--- start Records shown ---
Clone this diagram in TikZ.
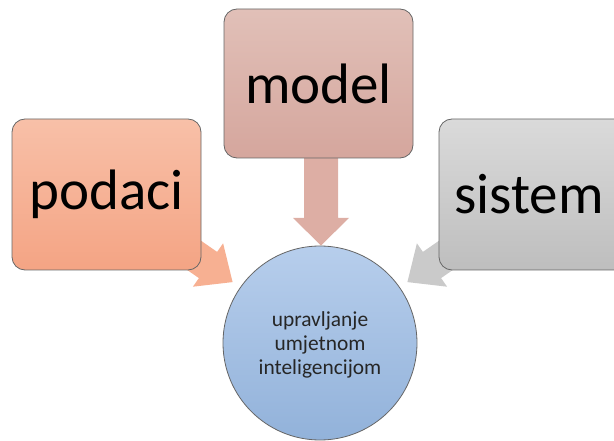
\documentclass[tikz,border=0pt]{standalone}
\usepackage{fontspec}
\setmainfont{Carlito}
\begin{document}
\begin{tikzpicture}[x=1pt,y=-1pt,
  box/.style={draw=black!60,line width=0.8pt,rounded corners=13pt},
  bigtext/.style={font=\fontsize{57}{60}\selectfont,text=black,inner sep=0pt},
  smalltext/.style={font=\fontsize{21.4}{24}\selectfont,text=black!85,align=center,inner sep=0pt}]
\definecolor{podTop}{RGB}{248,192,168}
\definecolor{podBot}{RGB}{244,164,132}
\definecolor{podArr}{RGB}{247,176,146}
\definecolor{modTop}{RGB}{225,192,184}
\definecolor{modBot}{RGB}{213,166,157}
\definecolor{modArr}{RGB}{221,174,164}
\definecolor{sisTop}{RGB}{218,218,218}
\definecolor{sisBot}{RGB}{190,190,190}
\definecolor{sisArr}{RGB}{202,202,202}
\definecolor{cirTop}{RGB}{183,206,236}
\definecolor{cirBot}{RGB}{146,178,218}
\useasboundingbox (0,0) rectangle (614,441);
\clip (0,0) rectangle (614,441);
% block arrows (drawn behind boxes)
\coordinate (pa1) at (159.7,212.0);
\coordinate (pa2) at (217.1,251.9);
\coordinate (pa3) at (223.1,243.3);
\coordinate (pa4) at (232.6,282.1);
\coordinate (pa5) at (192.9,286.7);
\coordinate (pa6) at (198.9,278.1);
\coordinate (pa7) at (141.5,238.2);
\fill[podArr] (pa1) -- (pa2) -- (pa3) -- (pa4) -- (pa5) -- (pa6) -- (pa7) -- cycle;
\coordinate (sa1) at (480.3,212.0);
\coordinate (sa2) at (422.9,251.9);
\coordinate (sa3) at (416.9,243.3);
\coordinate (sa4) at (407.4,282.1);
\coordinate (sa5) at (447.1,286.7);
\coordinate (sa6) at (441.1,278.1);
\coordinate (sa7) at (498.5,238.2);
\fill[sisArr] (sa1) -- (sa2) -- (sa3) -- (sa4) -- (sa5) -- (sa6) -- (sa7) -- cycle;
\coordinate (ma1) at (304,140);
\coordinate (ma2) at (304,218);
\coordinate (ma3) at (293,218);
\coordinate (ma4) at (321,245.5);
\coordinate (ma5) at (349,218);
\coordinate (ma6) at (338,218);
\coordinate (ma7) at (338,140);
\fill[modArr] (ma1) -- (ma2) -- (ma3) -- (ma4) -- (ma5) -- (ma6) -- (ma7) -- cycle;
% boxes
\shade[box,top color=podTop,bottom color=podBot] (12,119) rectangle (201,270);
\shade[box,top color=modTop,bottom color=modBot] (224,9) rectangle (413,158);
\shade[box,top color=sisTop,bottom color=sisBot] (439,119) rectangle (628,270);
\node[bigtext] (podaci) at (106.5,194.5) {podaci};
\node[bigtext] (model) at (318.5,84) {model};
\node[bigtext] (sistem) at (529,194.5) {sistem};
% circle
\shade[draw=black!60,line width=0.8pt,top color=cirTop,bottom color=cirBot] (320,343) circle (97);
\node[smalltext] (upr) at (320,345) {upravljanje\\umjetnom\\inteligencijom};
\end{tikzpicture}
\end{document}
--- end Records shown ---
--- start Records shown ---
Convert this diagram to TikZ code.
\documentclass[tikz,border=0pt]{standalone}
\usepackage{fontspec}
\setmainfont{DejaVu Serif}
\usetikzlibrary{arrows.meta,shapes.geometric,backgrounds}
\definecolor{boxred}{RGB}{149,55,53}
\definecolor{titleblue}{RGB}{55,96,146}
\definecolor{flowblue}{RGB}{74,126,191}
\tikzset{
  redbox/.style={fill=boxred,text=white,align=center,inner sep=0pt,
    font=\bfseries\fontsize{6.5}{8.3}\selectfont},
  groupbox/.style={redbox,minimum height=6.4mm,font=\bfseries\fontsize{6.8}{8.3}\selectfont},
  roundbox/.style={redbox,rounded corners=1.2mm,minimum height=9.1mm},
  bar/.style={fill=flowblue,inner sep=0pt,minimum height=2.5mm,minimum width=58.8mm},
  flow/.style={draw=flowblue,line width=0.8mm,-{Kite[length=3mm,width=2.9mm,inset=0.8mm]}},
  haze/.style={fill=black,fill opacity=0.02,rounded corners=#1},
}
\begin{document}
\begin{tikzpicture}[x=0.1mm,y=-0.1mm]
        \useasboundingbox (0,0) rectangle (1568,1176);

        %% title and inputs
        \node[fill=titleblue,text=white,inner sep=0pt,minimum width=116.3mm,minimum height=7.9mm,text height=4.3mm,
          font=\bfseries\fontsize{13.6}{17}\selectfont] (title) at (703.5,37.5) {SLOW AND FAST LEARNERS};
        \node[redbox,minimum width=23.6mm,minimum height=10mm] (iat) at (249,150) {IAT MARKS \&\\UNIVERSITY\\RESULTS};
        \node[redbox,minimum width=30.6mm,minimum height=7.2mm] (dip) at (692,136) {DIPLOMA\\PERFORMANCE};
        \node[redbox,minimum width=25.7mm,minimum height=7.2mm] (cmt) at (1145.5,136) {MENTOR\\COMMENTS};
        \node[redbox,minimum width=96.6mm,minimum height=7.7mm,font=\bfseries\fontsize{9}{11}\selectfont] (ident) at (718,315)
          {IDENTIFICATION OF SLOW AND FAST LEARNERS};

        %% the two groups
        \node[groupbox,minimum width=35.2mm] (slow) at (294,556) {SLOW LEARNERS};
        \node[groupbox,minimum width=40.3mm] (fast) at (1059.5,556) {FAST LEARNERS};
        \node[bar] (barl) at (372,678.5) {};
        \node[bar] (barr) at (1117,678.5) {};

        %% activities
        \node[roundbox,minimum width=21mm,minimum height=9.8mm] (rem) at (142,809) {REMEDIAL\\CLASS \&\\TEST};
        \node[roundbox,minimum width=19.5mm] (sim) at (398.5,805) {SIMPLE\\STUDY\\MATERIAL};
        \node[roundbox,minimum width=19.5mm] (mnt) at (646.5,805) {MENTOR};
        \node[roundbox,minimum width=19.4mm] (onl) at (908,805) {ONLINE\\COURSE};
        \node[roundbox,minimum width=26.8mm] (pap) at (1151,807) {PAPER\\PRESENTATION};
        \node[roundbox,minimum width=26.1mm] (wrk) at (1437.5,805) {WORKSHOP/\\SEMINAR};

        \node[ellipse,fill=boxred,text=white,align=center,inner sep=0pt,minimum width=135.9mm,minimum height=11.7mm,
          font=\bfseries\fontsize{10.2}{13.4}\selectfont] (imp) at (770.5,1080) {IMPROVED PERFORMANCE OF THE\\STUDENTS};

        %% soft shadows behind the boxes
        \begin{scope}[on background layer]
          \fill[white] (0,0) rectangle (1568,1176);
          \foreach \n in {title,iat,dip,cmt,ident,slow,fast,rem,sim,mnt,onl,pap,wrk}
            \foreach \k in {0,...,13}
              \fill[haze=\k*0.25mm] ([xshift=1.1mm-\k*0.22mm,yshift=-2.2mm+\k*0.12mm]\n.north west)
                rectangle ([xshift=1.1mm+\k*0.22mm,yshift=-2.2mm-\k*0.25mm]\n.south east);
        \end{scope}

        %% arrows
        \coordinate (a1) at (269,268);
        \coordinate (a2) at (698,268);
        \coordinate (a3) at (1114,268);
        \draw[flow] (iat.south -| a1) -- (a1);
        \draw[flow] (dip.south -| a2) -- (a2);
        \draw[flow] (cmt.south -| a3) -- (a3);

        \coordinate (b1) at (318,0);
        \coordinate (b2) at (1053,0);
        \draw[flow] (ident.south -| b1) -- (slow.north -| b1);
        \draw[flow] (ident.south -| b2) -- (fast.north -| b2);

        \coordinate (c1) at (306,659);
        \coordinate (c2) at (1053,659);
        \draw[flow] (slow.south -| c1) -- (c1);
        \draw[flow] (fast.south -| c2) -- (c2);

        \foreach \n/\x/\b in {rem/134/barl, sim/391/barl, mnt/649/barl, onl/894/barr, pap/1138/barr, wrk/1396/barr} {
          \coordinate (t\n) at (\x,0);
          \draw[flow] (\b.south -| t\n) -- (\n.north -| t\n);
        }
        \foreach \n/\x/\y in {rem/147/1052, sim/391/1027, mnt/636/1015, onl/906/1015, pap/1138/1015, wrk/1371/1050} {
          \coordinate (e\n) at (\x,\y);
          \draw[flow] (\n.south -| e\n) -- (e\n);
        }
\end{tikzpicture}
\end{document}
--- end Records shown ---
--- start Records shown ---
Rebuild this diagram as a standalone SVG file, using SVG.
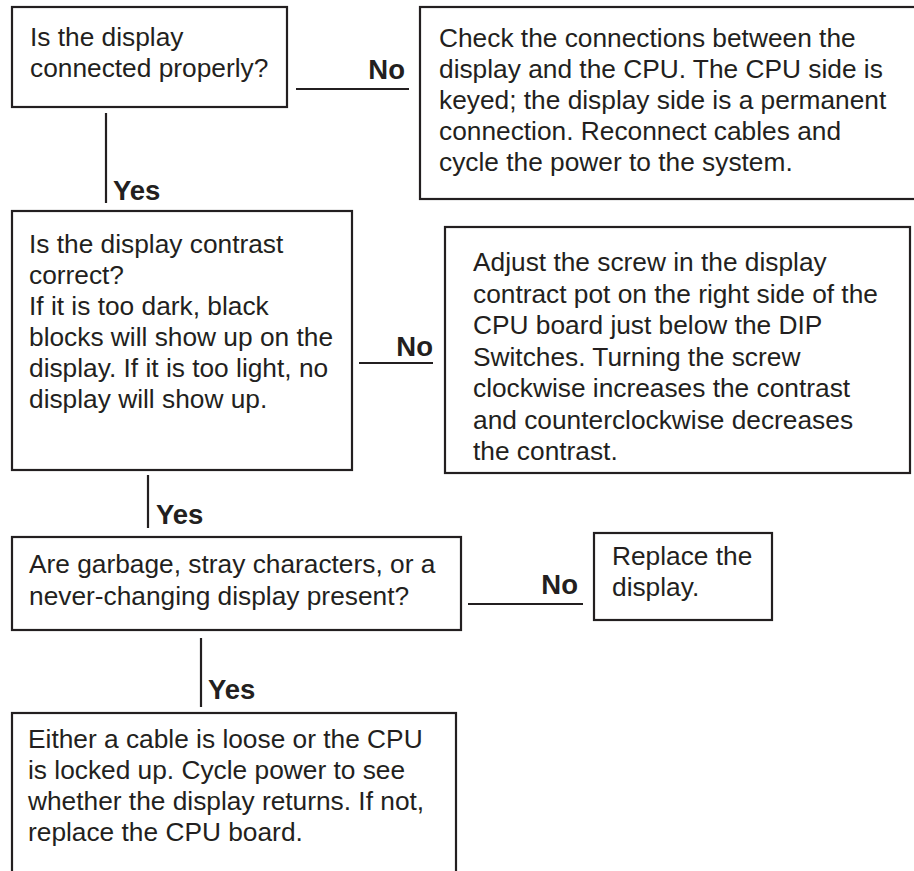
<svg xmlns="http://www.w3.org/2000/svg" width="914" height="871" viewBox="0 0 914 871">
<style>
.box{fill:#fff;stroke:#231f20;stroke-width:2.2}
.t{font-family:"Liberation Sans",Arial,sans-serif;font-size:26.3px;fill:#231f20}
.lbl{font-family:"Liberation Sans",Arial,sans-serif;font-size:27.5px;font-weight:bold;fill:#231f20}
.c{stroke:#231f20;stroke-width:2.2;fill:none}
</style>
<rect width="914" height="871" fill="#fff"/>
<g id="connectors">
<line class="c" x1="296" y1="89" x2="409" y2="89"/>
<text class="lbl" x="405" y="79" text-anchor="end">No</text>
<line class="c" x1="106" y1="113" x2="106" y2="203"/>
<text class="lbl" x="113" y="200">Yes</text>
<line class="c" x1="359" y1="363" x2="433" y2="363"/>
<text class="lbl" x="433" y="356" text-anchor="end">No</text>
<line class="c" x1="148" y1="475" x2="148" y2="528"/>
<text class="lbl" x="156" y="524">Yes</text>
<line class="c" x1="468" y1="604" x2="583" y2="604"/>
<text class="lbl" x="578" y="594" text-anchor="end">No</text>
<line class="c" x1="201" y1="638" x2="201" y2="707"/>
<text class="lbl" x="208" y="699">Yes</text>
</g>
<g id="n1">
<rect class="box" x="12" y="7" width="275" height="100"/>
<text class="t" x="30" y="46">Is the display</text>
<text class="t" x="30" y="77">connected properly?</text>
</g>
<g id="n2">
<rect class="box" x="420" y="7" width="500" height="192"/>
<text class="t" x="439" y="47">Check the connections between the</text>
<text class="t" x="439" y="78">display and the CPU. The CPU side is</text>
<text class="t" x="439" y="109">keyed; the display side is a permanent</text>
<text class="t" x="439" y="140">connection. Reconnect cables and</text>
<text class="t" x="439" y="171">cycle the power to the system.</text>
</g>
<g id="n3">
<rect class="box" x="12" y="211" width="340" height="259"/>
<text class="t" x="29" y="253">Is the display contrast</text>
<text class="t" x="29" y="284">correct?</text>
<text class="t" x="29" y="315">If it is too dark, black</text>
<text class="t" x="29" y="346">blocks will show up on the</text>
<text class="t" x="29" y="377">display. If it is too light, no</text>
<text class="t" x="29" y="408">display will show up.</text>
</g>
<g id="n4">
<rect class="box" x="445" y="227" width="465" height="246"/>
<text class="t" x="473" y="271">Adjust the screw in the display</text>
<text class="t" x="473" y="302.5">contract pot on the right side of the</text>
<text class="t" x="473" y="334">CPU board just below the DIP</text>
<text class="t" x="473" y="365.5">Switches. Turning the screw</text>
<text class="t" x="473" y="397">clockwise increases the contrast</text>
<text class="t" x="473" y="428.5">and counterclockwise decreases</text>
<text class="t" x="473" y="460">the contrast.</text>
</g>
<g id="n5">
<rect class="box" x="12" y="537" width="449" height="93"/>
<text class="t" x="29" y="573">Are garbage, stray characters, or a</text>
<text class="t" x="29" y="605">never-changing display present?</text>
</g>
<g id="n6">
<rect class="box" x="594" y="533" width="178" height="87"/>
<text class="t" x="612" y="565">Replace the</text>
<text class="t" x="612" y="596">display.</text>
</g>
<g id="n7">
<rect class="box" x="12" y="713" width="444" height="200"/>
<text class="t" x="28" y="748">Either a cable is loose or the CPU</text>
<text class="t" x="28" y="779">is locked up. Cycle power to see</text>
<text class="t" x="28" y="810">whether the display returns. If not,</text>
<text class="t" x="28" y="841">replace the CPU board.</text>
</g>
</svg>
--- end Records shown ---
▶ _Aim_
Copy each line of the listing in which the word "this" can be found.

▶ _Final result_
Clone this diagram in TikZ.
Convert this diagram to TikZ code.
Rebuild this diagram as a standalone SVG file, using SVG.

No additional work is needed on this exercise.